%%

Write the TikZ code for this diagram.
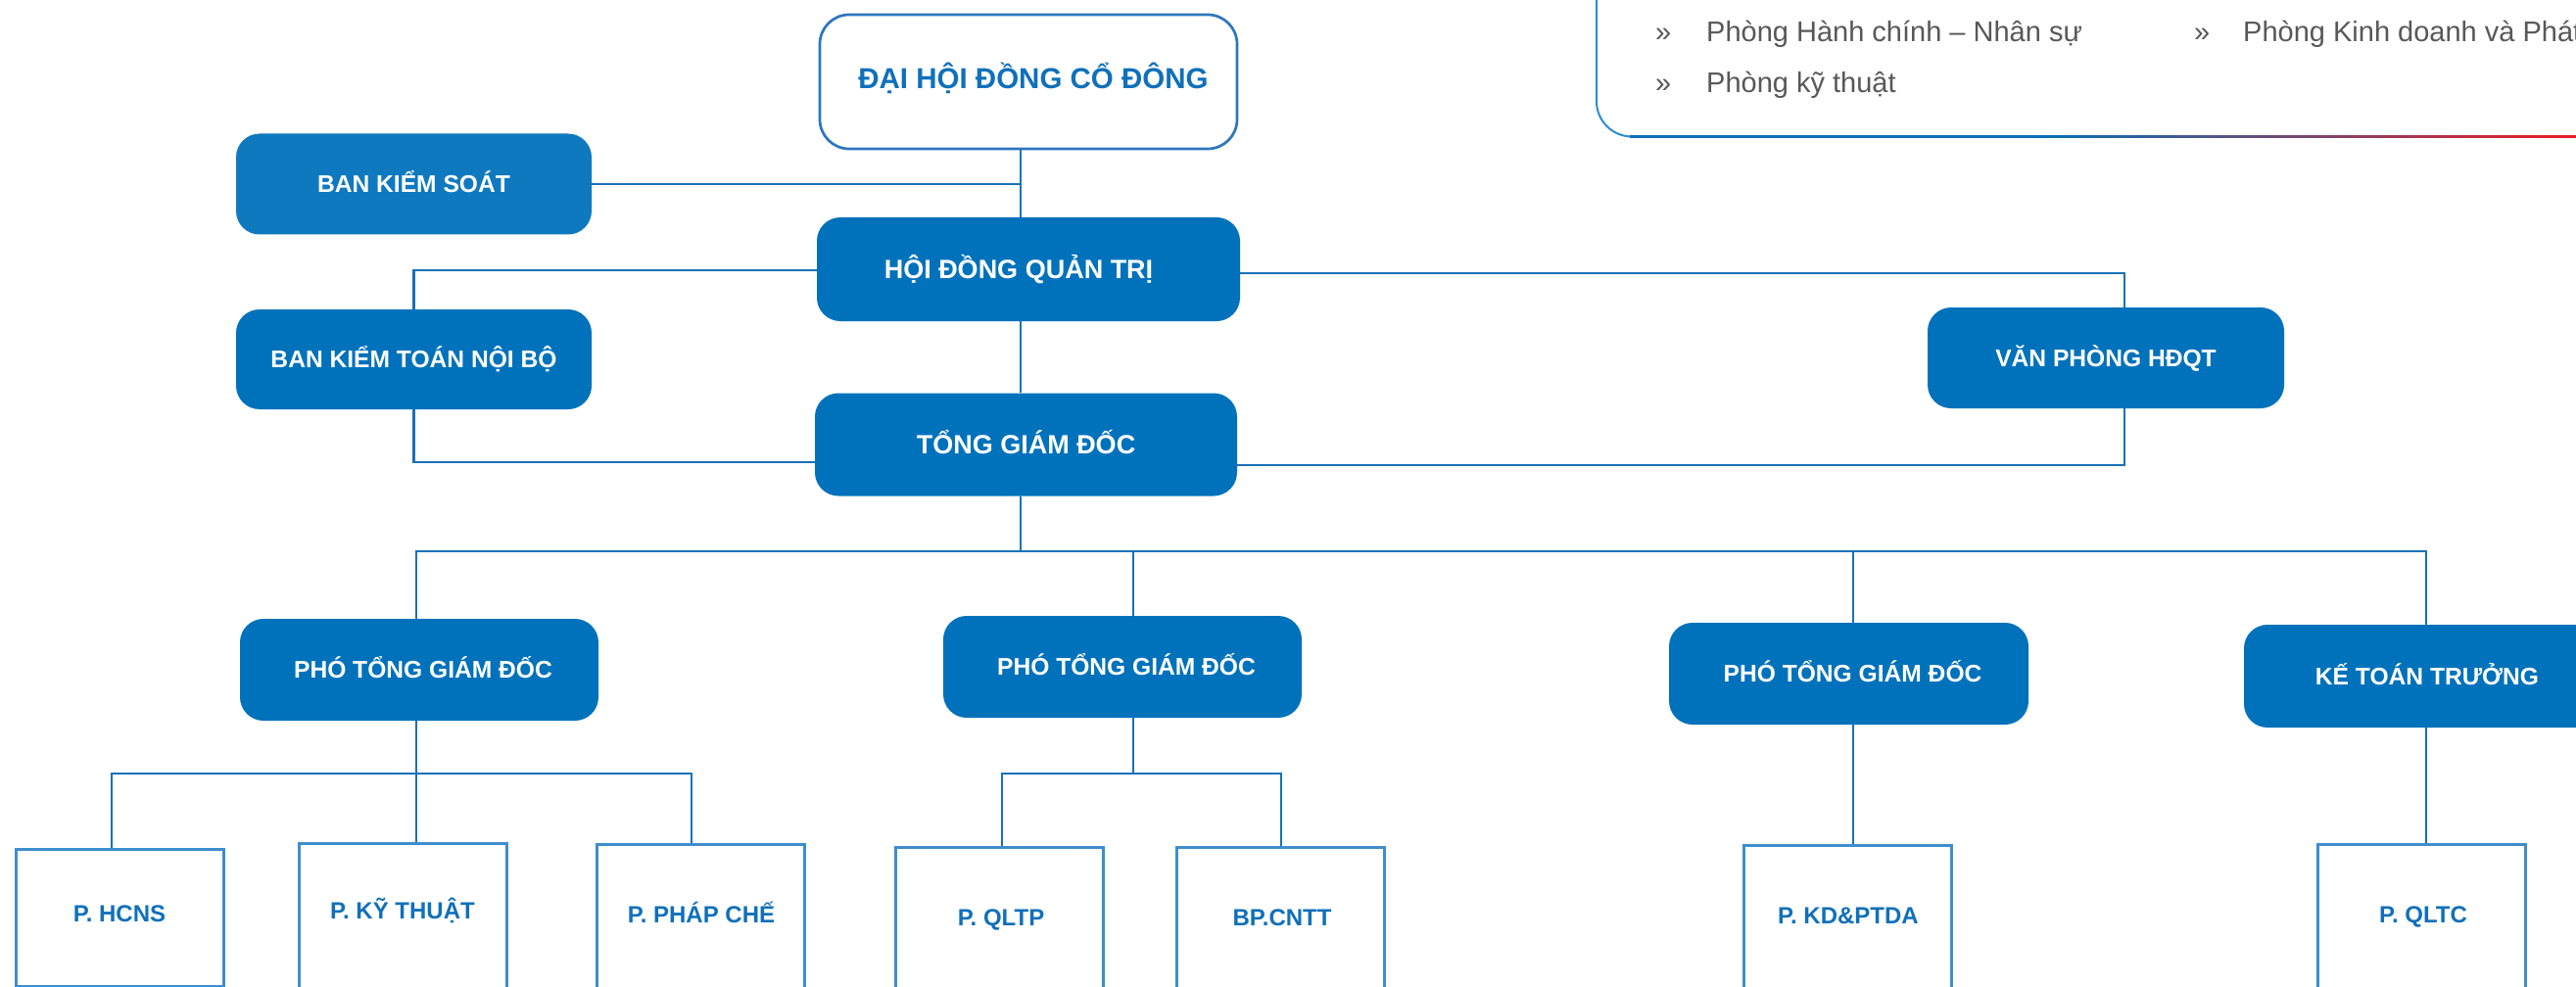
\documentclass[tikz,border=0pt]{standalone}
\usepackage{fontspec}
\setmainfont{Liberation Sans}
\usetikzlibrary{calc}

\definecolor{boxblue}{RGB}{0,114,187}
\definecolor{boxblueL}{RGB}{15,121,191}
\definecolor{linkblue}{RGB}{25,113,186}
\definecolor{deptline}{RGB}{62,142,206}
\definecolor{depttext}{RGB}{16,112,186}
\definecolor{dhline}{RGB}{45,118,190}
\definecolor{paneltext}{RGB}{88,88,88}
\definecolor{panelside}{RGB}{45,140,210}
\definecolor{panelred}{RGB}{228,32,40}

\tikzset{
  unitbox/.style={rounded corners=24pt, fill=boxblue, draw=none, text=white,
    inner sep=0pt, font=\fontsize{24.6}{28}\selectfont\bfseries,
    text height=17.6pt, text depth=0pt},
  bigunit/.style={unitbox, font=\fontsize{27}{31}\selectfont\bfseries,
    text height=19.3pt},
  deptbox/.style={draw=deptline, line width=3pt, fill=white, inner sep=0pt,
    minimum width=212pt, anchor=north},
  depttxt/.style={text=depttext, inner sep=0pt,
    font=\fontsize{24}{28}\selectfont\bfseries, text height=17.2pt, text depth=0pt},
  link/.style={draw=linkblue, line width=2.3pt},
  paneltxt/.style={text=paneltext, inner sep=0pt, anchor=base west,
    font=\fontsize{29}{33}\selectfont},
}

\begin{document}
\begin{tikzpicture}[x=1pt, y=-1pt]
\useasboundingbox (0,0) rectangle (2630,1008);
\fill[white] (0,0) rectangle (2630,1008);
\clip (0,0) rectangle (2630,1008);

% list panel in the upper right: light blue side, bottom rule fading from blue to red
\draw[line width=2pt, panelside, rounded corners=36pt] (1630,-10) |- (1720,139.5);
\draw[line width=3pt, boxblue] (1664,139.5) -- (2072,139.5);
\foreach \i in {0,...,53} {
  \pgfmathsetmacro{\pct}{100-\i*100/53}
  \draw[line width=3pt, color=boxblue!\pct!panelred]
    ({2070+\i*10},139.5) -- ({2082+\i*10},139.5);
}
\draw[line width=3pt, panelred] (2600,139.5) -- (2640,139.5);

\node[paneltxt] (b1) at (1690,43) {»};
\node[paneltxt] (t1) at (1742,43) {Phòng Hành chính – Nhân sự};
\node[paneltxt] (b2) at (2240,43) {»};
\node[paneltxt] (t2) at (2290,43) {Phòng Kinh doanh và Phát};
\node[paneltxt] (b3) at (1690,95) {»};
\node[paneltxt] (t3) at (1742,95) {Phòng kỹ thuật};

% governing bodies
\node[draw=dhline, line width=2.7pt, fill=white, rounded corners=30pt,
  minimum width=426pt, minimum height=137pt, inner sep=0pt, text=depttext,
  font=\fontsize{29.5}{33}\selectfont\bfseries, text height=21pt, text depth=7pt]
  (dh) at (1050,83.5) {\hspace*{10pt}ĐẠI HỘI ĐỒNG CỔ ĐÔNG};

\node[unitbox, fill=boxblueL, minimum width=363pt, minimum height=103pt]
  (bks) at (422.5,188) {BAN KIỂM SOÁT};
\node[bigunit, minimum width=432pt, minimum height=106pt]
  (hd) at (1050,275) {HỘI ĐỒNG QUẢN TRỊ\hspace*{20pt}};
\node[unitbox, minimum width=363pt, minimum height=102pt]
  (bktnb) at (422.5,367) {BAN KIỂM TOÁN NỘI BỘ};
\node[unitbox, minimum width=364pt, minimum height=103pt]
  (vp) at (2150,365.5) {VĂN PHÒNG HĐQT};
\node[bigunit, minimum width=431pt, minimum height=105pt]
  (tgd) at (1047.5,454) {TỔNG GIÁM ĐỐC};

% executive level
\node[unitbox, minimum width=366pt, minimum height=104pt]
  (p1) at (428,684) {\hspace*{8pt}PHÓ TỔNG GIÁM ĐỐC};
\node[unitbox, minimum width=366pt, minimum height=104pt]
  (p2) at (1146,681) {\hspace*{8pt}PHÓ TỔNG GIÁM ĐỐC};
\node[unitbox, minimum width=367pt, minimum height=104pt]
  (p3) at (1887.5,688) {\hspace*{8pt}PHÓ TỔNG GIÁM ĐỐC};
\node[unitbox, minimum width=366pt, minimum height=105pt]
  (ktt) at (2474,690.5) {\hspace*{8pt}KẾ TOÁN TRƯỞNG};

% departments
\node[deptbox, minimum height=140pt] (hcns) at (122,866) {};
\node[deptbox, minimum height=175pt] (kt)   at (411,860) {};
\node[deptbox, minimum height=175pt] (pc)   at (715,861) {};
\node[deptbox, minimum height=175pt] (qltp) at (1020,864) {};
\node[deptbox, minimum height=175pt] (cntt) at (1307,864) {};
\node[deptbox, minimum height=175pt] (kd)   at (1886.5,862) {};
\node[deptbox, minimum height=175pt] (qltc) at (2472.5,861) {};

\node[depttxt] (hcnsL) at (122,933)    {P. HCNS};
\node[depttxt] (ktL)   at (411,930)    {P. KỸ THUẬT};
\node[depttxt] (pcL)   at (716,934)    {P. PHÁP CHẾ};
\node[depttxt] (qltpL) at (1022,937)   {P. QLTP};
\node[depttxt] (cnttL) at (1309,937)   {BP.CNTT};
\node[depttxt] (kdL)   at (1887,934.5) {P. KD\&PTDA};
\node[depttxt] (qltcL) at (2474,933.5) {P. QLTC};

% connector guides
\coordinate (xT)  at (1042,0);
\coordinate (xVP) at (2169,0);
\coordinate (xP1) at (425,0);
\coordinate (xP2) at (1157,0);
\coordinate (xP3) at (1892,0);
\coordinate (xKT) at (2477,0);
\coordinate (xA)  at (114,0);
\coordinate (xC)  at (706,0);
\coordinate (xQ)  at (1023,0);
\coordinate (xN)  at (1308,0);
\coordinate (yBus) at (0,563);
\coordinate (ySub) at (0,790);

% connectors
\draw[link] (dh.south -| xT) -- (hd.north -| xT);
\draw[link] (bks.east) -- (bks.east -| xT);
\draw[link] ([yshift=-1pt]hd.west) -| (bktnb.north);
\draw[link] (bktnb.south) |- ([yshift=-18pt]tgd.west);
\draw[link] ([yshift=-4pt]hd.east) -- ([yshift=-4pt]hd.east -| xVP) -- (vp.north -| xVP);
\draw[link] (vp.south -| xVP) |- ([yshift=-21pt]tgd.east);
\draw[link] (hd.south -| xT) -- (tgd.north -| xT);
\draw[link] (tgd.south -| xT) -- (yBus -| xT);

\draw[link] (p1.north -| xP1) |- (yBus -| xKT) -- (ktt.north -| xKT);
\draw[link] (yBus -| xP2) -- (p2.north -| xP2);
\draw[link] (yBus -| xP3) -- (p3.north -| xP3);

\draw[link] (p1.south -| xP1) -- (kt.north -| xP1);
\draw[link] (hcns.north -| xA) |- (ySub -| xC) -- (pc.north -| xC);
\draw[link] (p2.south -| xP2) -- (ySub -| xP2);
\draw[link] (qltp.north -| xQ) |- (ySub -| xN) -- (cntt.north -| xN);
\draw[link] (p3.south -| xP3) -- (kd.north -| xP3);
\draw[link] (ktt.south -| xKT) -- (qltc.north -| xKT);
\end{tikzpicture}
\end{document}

%%

Restate the listing above word for word, and skip the pictures.

## Finished exercise
Write the TikZ code for this diagram.
\documentclass[tikz,border=0pt]{standalone}
\usepackage{fontspec}
\setmainfont{Liberation Sans}
\usetikzlibrary{calc}

\definecolor{boxblue}{RGB}{0,114,187}
\definecolor{boxblueL}{RGB}{15,121,191}
\definecolor{linkblue}{RGB}{25,113,186}
\definecolor{deptline}{RGB}{62,142,206}
\definecolor{depttext}{RGB}{16,112,186}
\definecolor{dhline}{RGB}{45,118,190}
\definecolor{paneltext}{RGB}{88,88,88}
\definecolor{panelside}{RGB}{45,140,210}
\definecolor{panelred}{RGB}{228,32,40}

\tikzset{
  unitbox/.style={rounded corners=24pt, fill=boxblue, draw=none, text=white,
    inner sep=0pt, font=\fontsize{24.6}{28}\selectfont\bfseries,
    text height=17.6pt, text depth=0pt},
  bigunit/.style={unitbox, font=\fontsize{27}{31}\selectfont\bfseries,
    text height=19.3pt},
  deptbox/.style={draw=deptline, line width=3pt, fill=white, inner sep=0pt,
    minimum width=212pt, anchor=north},
  depttxt/.style={text=depttext, inner sep=0pt,
    font=\fontsize{24}{28}\selectfont\bfseries, text height=17.2pt, text depth=0pt},
  link/.style={draw=linkblue, line width=2.3pt},
  paneltxt/.style={text=paneltext, inner sep=0pt, anchor=base west,
    font=\fontsize{29}{33}\selectfont},
}

\begin{document}
\begin{tikzpicture}[x=1pt, y=-1pt]
\useasboundingbox (0,0) rectangle (2630,1008);
\fill[white] (0,0) rectangle (2630,1008);
\clip (0,0) rectangle (2630,1008);

% list panel in the upper right: light blue side, bottom rule fading from blue to red
\draw[line width=2pt, panelside, rounded corners=36pt] (1630,-10) |- (1720,139.5);
\draw[line width=3pt, boxblue] (1664,139.5) -- (2072,139.5);
\foreach \i in {0,...,53} {
  \pgfmathsetmacro{\pct}{100-\i*100/53}
  \draw[line width=3pt, color=boxblue!\pct!panelred]
    ({2070+\i*10},139.5) -- ({2082+\i*10},139.5);
}
\draw[line width=3pt, panelred] (2600,139.5) -- (2640,139.5);

\node[paneltxt] (b1) at (1690,43) {»};
\node[paneltxt] (t1) at (1742,43) {Phòng Hành chính – Nhân sự};
\node[paneltxt] (b2) at (2240,43) {»};
\node[paneltxt] (t2) at (2290,43) {Phòng Kinh doanh và Phát};
\node[paneltxt] (b3) at (1690,95) {»};
\node[paneltxt] (t3) at (1742,95) {Phòng kỹ thuật};

% governing bodies
\node[draw=dhline, line width=2.7pt, fill=white, rounded corners=30pt,
  minimum width=426pt, minimum height=137pt, inner sep=0pt, text=depttext,
  font=\fontsize{29.5}{33}\selectfont\bfseries, text height=21pt, text depth=7pt]
  (dh) at (1050,83.5) {\hspace*{10pt}ĐẠI HỘI ĐỒNG CỔ ĐÔNG};

\node[unitbox, fill=boxblueL, minimum width=363pt, minimum height=103pt]
  (bks) at (422.5,188) {BAN KIỂM SOÁT};
\node[bigunit, minimum width=432pt, minimum height=106pt]
  (hd) at (1050,275) {HỘI ĐỒNG QUẢN TRỊ\hspace*{20pt}};
\node[unitbox, minimum width=363pt, minimum height=102pt]
  (bktnb) at (422.5,367) {BAN KIỂM TOÁN NỘI BỘ};
\node[unitbox, minimum width=364pt, minimum height=103pt]
  (vp) at (2150,365.5) {VĂN PHÒNG HĐQT};
\node[bigunit, minimum width=431pt, minimum height=105pt]
  (tgd) at (1047.5,454) {TỔNG GIÁM ĐỐC};

% executive level
\node[unitbox, minimum width=366pt, minimum height=104pt]
  (p1) at (428,684) {\hspace*{8pt}PHÓ TỔNG GIÁM ĐỐC};
\node[unitbox, minimum width=366pt, minimum height=104pt]
  (p2) at (1146,681) {\hspace*{8pt}PHÓ TỔNG GIÁM ĐỐC};
\node[unitbox, minimum width=367pt, minimum height=104pt]
  (p3) at (1887.5,688) {\hspace*{8pt}PHÓ TỔNG GIÁM ĐỐC};
\node[unitbox, minimum width=366pt, minimum height=105pt]
  (ktt) at (2474,690.5) {\hspace*{8pt}KẾ TOÁN TRƯỞNG};

% departments
\node[deptbox, minimum height=140pt] (hcns) at (122,866) {};
\node[deptbox, minimum height=175pt] (kt)   at (411,860) {};
\node[deptbox, minimum height=175pt] (pc)   at (715,861) {};
\node[deptbox, minimum height=175pt] (qltp) at (1020,864) {};
\node[deptbox, minimum height=175pt] (cntt) at (1307,864) {};
\node[deptbox, minimum height=175pt] (kd)   at (1886.5,862) {};
\node[deptbox, minimum height=175pt] (qltc) at (2472.5,861) {};

\node[depttxt] (hcnsL) at (122,933)    {P. HCNS};
\node[depttxt] (ktL)   at (411,930)    {P. KỸ THUẬT};
\node[depttxt] (pcL)   at (716,934)    {P. PHÁP CHẾ};
\node[depttxt] (qltpL) at (1022,937)   {P. QLTP};
\node[depttxt] (cnttL) at (1309,937)   {BP.CNTT};
\node[depttxt] (kdL)   at (1887,934.5) {P. KD\&PTDA};
\node[depttxt] (qltcL) at (2474,933.5) {P. QLTC};

% connector guides
\coordinate (xT)  at (1042,0);
\coordinate (xVP) at (2169,0);
\coordinate (xP1) at (425,0);
\coordinate (xP2) at (1157,0);
\coordinate (xP3) at (1892,0);
\coordinate (xKT) at (2477,0);
\coordinate (xA)  at (114,0);
\coordinate (xC)  at (706,0);
\coordinate (xQ)  at (1023,0);
\coordinate (xN)  at (1308,0);
\coordinate (yBus) at (0,563);
\coordinate (ySub) at (0,790);

% connectors
\draw[link] (dh.south -| xT) -- (hd.north -| xT);
\draw[link] (bks.east) -- (bks.east -| xT);
\draw[link] ([yshift=-1pt]hd.west) -| (bktnb.north);
\draw[link] (bktnb.south) |- ([yshift=-18pt]tgd.west);
\draw[link] ([yshift=-4pt]hd.east) -- ([yshift=-4pt]hd.east -| xVP) -- (vp.north -| xVP);
\draw[link] (vp.south -| xVP) |- ([yshift=-21pt]tgd.east);
\draw[link] (hd.south -| xT) -- (tgd.north -| xT);
\draw[link] (tgd.south -| xT) -- (yBus -| xT);

\draw[link] (p1.north -| xP1) |- (yBus -| xKT) -- (ktt.north -| xKT);
\draw[link] (yBus -| xP2) -- (p2.north -| xP2);
\draw[link] (yBus -| xP3) -- (p3.north -| xP3);

\draw[link] (p1.south -| xP1) -- (kt.north -| xP1);
\draw[link] (hcns.north -| xA) |- (ySub -| xC) -- (pc.north -| xC);
\draw[link] (p2.south -| xP2) -- (ySub -| xP2);
\draw[link] (qltp.north -| xQ) |- (ySub -| xN) -- (cntt.north -| xN);
\draw[link] (p3.south -| xP3) -- (kd.north -| xP3);
\draw[link] (ktt.south -| xKT) -- (qltc.north -| xKT);
\end{tikzpicture}
\end{document}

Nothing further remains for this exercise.